Alfa Tofft (11 January 1911 – 29 July 2004) was a pioneering Danish badminton enthusiast who later became an educator. In 1935, she founded Denmark's first badminton club, Aarhus Badmintonklub. Ten years later, she was a co-founder of Red Barnet, the Danish branch of Save the Children. From 1965 to 1974, she was director of Jydsk Børnehave-Seminarium, a teacher-training establishment for kindergarten teachers.

==Early life and education==
Born in Copenhagen on 11 January 1911, Alfa Tofft was the daughter of the composer Alfred Tofft (1835–1931) and the singer Elna Bergmann (1875–1933). When she was three years old, her mother went to sing in America but never returned. Alfa and her twin sister Beta were brought up by their father. After attending the Copenhagen Business College, she worked for the music copyright association KODA which was chaired by her father. When she was 21, she went to Canada to study languages at the University of Montreal where she also developed her skills in badminton.

==Professional life==
On returning to Denmark, she used her inheritance to build Århus Badmintonhal for the Aarhus Badminton Club which she founded in 1935. In so doing, she was the first to bring badminton to Jutland. She ran the club until 1939 when the premises were taken over by the German occupiers. Driven into bankruptcy, she worked for Aarhus Municipality until the end of World War II. Immediately afterwards, she founded Red Barnet, the Danish branch of Save the Children, which in collaboration with the women's support organization Danske Kvinders Beredskab brought thousands of abandoned children to Denmark from the war-swept countries of Europe. Over 5,000 were rehoused in the Aarhus area.

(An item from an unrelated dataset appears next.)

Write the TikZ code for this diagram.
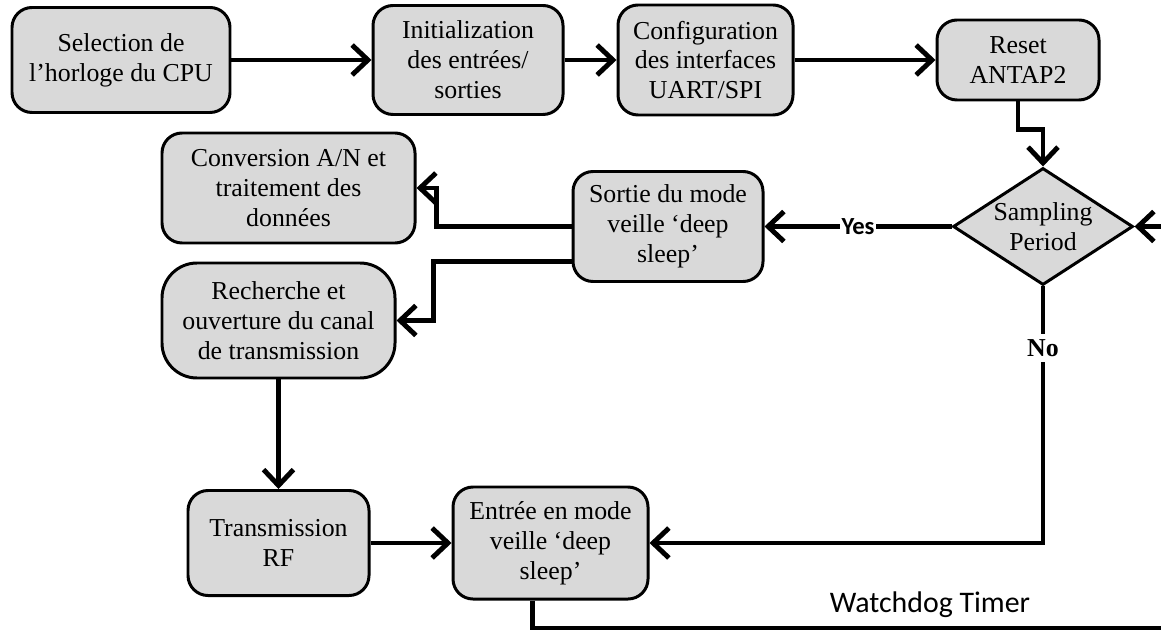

From 1949 to 1951, Tofft was encouraged by Red Barnet to train as a kindergarten teacher as there were plans for her to run a kindergarten in Aarhus. As she was involved in setting up three kindergartens in Copenhagen and Aarhus, her training at the Jydsk Børnehave-Seminarium was not completed until 1954 when she was employed there as a kindergarten teacher. In 1965, she was appointed rector, heading the institution until her retirement in 1974. Tofft is remembered for contributing to the paedagogical side of kindergarten teaching, emphasizing the children's growth and development rather than simply caring for them. At the time, she did not receive much support for her ideas although they were appreciated by her colleagues and students. She was also successful in educating students from Greenland.

Alfa Tofft died in Aarhus on 29 July 2004.

==Awards==
In 1948, Tofft was awarded the French Medal of French Gratitude and in 1951 the Order of the Star of Italian Solidarity.